Rewards
Reward service, local and remote backends, and extension points.
unirl.reward constructs and runs reward backends. Rollout engines generate media; a reward backend scores it and returns per-sample values that the trainer turns into advantages.
Structure
A reward is exactly one backend, held by RewardService (unirl/reward/service.py), which scores a RolloutTrack via score_and_attach:
- a local in-process scorer (
unirl/reward/local/: PickScore, HPS, OCR, GenEval2, VideoPickScore, …), or - the remote HTTP client (
RemoteRewardBackend) talking to the standaloneunirl-reward-service/server.

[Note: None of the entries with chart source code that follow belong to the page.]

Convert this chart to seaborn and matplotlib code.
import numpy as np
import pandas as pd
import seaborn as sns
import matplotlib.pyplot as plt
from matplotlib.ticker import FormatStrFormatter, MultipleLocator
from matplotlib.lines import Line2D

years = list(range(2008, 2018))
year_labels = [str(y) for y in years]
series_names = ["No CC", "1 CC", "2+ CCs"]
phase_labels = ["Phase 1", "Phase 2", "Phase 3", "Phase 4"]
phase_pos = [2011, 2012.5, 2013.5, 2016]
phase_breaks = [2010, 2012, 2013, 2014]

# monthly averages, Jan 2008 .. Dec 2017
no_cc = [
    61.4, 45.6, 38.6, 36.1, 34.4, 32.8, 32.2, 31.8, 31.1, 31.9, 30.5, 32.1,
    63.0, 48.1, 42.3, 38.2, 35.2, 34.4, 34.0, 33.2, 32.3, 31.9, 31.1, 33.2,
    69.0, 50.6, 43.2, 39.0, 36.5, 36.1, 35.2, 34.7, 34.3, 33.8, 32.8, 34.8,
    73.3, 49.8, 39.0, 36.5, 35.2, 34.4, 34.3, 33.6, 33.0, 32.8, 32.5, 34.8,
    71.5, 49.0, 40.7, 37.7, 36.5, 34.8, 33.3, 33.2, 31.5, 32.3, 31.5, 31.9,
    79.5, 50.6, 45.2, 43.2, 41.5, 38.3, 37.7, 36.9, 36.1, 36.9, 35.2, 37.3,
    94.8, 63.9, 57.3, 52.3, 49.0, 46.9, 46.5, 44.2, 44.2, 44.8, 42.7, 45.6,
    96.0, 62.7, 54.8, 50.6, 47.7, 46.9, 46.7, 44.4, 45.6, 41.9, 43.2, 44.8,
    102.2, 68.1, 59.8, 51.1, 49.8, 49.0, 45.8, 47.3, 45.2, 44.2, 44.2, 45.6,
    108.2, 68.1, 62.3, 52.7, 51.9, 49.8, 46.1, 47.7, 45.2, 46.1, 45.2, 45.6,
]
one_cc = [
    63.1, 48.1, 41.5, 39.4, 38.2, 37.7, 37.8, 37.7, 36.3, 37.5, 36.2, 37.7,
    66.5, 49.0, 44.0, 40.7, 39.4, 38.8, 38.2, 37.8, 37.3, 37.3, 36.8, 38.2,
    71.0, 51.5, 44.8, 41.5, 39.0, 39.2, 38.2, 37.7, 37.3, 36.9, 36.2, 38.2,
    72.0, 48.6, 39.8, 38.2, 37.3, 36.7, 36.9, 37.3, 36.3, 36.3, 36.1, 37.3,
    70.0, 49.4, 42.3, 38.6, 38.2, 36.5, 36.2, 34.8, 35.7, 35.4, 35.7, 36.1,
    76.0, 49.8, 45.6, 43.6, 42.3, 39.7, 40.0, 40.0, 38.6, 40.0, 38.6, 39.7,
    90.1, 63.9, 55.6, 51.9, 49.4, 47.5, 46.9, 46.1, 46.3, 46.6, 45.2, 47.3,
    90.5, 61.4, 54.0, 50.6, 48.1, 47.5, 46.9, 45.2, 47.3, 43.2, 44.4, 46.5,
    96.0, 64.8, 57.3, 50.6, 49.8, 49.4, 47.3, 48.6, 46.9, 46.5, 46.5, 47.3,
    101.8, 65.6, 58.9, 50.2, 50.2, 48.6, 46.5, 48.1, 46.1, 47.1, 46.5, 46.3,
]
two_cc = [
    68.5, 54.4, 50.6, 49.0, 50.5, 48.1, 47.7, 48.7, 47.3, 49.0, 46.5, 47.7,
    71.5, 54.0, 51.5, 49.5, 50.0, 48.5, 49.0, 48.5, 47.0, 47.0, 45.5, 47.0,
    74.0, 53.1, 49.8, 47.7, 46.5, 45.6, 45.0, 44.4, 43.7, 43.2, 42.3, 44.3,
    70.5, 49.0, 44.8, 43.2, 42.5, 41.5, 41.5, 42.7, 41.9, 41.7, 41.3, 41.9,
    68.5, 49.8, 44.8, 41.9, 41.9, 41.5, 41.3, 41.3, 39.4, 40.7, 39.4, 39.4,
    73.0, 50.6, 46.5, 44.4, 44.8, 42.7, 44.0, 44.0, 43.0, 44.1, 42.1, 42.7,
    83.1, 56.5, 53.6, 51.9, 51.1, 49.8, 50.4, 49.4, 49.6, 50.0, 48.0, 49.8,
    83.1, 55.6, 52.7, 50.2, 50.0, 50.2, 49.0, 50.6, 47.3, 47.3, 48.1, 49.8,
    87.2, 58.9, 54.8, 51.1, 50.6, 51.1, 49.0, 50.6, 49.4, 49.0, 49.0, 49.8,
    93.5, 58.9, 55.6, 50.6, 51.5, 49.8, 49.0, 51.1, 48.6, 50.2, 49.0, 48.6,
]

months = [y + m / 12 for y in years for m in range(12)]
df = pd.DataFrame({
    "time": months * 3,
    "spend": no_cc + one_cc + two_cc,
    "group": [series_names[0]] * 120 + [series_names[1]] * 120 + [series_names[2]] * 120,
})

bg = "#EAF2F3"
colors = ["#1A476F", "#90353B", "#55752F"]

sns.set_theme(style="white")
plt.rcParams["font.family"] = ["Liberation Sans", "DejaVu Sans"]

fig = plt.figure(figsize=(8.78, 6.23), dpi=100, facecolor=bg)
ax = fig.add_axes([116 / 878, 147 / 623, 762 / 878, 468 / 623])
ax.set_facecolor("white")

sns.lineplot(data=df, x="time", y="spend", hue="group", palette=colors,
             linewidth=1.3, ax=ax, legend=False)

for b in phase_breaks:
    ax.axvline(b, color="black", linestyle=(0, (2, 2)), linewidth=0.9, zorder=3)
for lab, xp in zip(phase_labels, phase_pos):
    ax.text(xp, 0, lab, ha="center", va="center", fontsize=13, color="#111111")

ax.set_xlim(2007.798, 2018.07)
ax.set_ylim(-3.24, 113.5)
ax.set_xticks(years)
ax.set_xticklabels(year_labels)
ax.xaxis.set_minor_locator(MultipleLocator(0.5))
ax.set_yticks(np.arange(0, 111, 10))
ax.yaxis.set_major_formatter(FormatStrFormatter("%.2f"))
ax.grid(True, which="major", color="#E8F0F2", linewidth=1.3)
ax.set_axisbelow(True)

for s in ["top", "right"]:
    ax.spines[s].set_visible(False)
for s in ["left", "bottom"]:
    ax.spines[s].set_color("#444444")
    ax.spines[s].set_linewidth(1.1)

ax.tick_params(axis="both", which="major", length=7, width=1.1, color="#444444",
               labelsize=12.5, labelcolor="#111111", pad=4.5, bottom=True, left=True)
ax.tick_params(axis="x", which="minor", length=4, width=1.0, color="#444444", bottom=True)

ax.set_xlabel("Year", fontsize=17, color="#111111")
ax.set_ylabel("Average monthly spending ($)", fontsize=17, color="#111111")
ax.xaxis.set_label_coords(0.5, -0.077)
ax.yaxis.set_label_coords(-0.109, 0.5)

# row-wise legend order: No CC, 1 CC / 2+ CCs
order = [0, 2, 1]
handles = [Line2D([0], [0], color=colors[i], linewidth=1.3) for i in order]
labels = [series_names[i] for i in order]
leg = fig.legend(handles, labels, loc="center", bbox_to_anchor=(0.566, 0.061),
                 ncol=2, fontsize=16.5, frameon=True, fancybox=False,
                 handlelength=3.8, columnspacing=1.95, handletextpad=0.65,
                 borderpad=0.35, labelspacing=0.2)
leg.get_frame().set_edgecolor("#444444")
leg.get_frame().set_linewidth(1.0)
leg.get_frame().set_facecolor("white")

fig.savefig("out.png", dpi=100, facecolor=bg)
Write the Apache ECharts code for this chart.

The current YAML shape, component contract, and scorer extension workflow live in the generated Reward Package README.
Config Shape
A reward is wired via Hydra _target_:
reward:
_target_: unirl.reward.service.RewardService
backend:
_target_: unirl.reward.local.pickscore.PickScoreRewardScorer
base_device: cuda
config:
_target_: unirl.reward.local.pickscore.PickScoreSpec
batch_size: 8For out-of-process scoring, point backend._target_ at unirl.reward.remote.RemoteRewardBackend with a RemoteRewardSpec (base_url, required_rewards, reward_weights, input_kind). The remote service runs from unirl-reward-service/ on its own GPU node.
Failure Semantics
Reward failures are loud, never silent: a non-finite or null reward is flagged as a sample failure, and RewardService.score_and_attach raises on any failure (naming the offending reward and sample) so an inference error stops the step rather than poisoning the GRPO group.
Adding a Local Scorer
Add the spec and scorer near the reward implementation under unirl/reward/local/. Prefer LocalRewardBackend for in-process model scorers because it provides device resolution, eager load, offload(), and onload(). Define the spec as a plain @dataclass and reference it by _target_ under reward.backend.config in the recipe (no registration step). See the generated Reward Package README for the full example and the remote wire contract.